Grouping vessels in a convoy also made it easier to defend them. A few Royal Navy warships could protect dozens of vessels in this way and the results quickly spoke for themselves. Rear Admiral William Jameson observed that “About one in every ten ships sailing alone was sunk; for ships in convoy it was between one and two in a hundred.”[iii]
Losses steadily fell into 1918 and, although the campaign continued until the end of the war, it had shot its bolt: the U-boats steadily became less and less effective. At the same time, the Allied blockade was making more of an impact as time passed. Starved of imports and slowly running out of the supplies needed to grow its own resources, the German population was slowly starving and the armed forces were running out of war materials. Successes on the Western Front pushed the enemy back towards the German border, but the Royal Navy had constantly been squeezing Germany since 1914.
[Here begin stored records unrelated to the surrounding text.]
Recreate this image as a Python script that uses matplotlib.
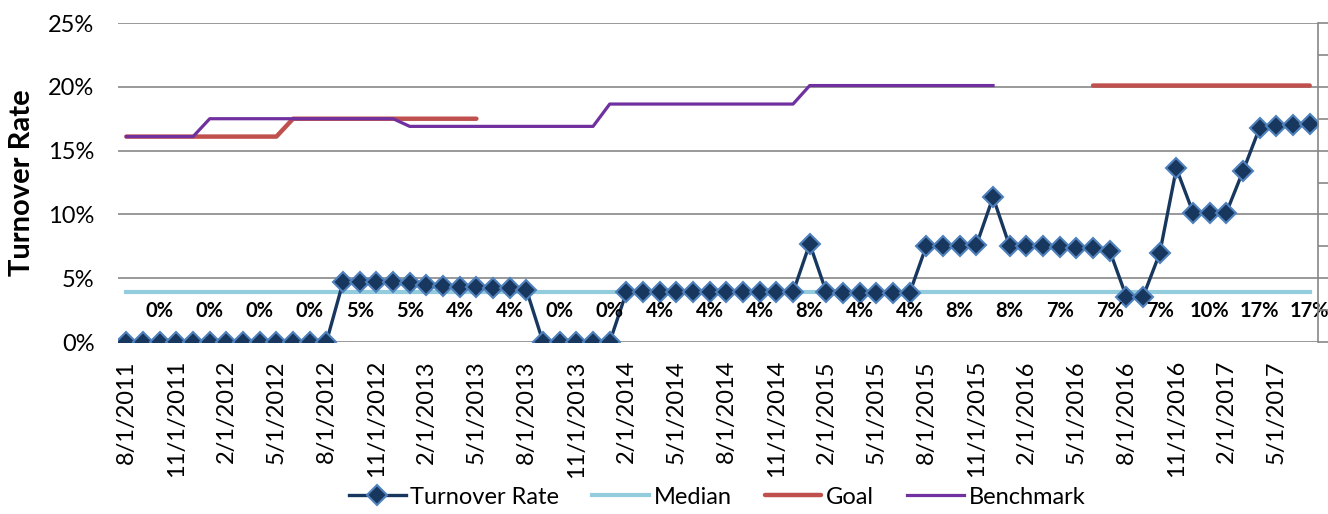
import numpy as np
import matplotlib.pyplot as plt

plt.rcParams['font.family'] = ['Lato', 'DejaVu Sans']

# monthly categories 8/1/2011 .. 7/1/2017, every third one labelled
tick_labels = ["8/1/2011", "11/1/2011", "2/1/2012", "5/1/2012", "8/1/2012",
               "11/1/2012", "2/1/2013", "5/1/2013", "8/1/2013", "11/1/2013",
               "2/1/2014", "5/1/2014", "8/1/2014", "11/1/2014", "2/1/2015",
               "5/1/2015", "8/1/2015", "11/1/2015", "2/1/2016", "5/1/2016",
               "8/1/2016", "11/1/2016", "2/1/2017", "5/1/2017"]
n_months = 72

# values in %
turnover = [0, 0, 0, 0, 0, 0, 0, 0, 0, 0, 0, 0, 0,
            4.7, 4.7, 4.7, 4.7, 4.6, 4.5, 4.4, 4.3, 4.3, 4.2, 4.2, 4.1,
            0, 0, 0, 0, 0,
            3.9, 3.9, 3.9, 3.9, 3.9, 3.9, 3.9, 3.9, 3.9, 3.9, 3.9,
            7.7,
            3.9, 3.85, 3.85, 3.85, 3.85, 3.85,
            7.55, 7.55, 7.55, 7.6,
            11.35,
            7.5, 7.5, 7.5, 7.45, 7.4, 7.35, 7.15,
            3.55, 3.55,
            6.95, 13.6,
            10.15, 10.15, 10.15,
            13.4,
            16.8, 16.9, 17.0, 17.1]
median = [3.94] * n_months
nan = np.nan
goal = ([16.1] * 10 + [17.5] * 12 + [nan] * 36 + [20.1] * 14)
benchmark = ([16.1] * 5 + [17.5] * 12 + [16.9] * 12 + [18.65] * 12
             + [20.1] * 12 + [nan] * 19)

x = np.arange(n_months)

fig = plt.figure(figsize=(13.28, 5.14), dpi=100)
ax = fig.add_axes([0.0889, 0.3346, 0.9036, 0.6206])

ax.plot(x, median, color='#93CDDD', lw=3.0, label='Median', zorder=3)
ax.plot(x, goal, color='#C0504D', lw=3.2, solid_capstyle='round',
        label='Goal', zorder=3)
ax.plot(x, benchmark, color='#7030A0', lw=2.3, label='Benchmark', zorder=4)
ax.plot(x, turnover, color='#17375E', lw=2.4, marker='D', markersize=10,
        markerfacecolor='#17375E', markeredgecolor='#4F81BD',
        markeredgewidth=1.5, label='Turnover Rate', zorder=5)

# quarterly data labels sitting on a fixed row
for i in range(2, n_months, 3):
    ax.text(i, 2.4, f"{turnover[i]:.0f}%", ha='center', va='center',
            fontsize=14.5, fontweight='bold', color='black', zorder=6)

ax.set_xlim(-0.5, n_months - 0.5)
ax.set_ylim(0, 25)
ax.set_yticks(np.arange(0, 26, 5))
ax.set_yticklabels([f"{v}%" for v in range(0, 26, 5)], fontsize=17)
ax.set_xticks(x[::3])
ax.set_xticklabels(tick_labels, rotation=90, fontsize=17)
ax.tick_params(axis='both', length=0)
ax.tick_params(axis='x', pad=13)
ax.tick_params(axis='y', pad=17)
ax.grid(axis='y', color='#878787', lw=1.2, zorder=0)
for s in ax.spines.values():
    s.set_visible(False)
ax.set_ylabel("Turnover Rate", fontsize=21, fontweight='bold', va='center')
ax.yaxis.set_label_coords(-0.08, 0.5)

ax2 = ax.twinx()
ax2.set_ylim(0, 25)
ax2.set_yticks(np.arange(0, 25.1, 2.5))
ax2.set_yticklabels([])
ax2.tick_params(axis='y', direction='out', length=9, width=1.2,
                color='#878787')
for side in ['left', 'top', 'bottom']:
    ax2.spines[side].set_visible(False)
ax2.spines['right'].set_color('#878787')
ax2.spines['right'].set_linewidth(1.2)

handles, labels = ax.get_legend_handles_labels()
order = [3, 0, 1, 2]
fig.legend([handles[i] for i in order], [labels[i] for i in order],
           loc='center', bbox_to_anchor=(0.54, 0.033), ncol=4, frameon=False,
           fontsize=17, handlelength=2.4, handletextpad=0.2,
           columnspacing=1.4)

fig.savefig('out.png', dpi=100)
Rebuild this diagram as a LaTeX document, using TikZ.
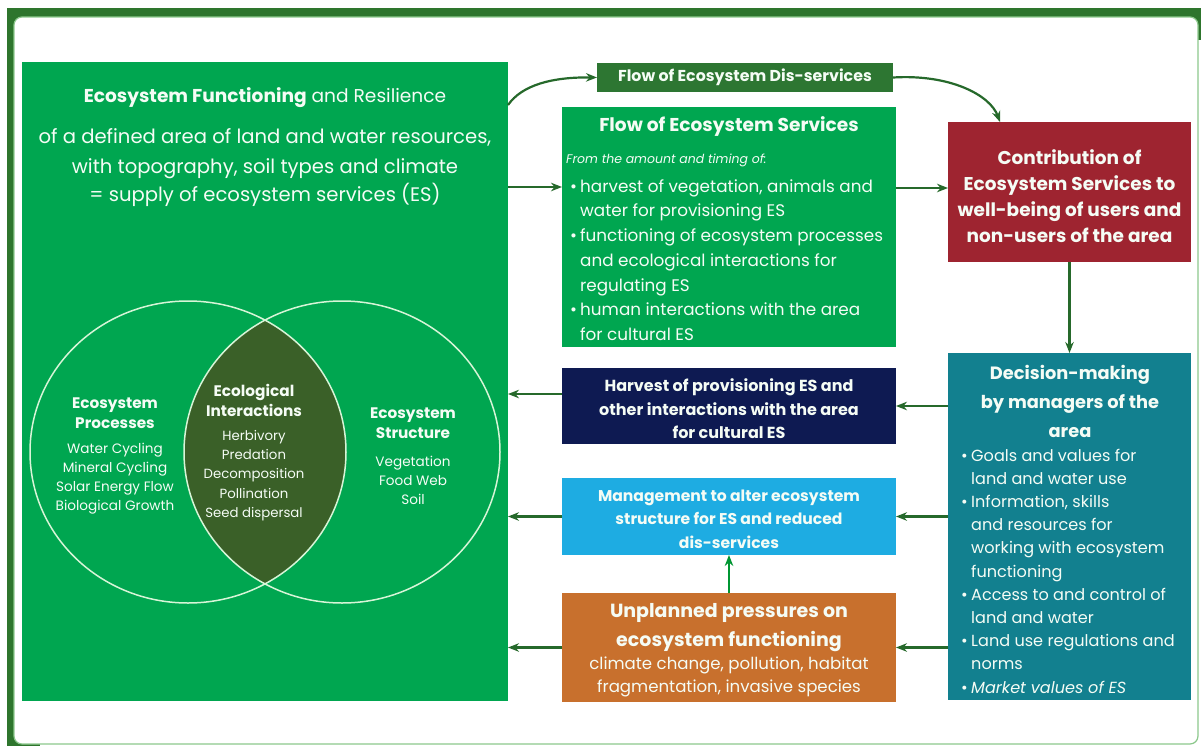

One only needs to look at the seabed to see the true cost of the war at sea. Around the shores of Britain and Ireland lie the remains of some 5,000 vessels sunk between 1914 and 1918. Along the south coast of England alone lie 1,100 ships. The vast majority are British merchant ships lost in this incredibly important strategic race between Germany and Britain.
[i] It should be noted that attacks on merchant ships (theoretically in accordance with the rules of war) still occurred between these campaigns as and when patrolling submarines came across them. The campaigns represent periods of increased activity and greater numbers of U-boats at sea with a set mission to target merchant shipping.
[ii] Even today, 95% of Britain’s imports come by sea.
[iii] Rear Admiral William Jameson (1965) The Most Formidable Thing. Rupert Hart-Davis, London.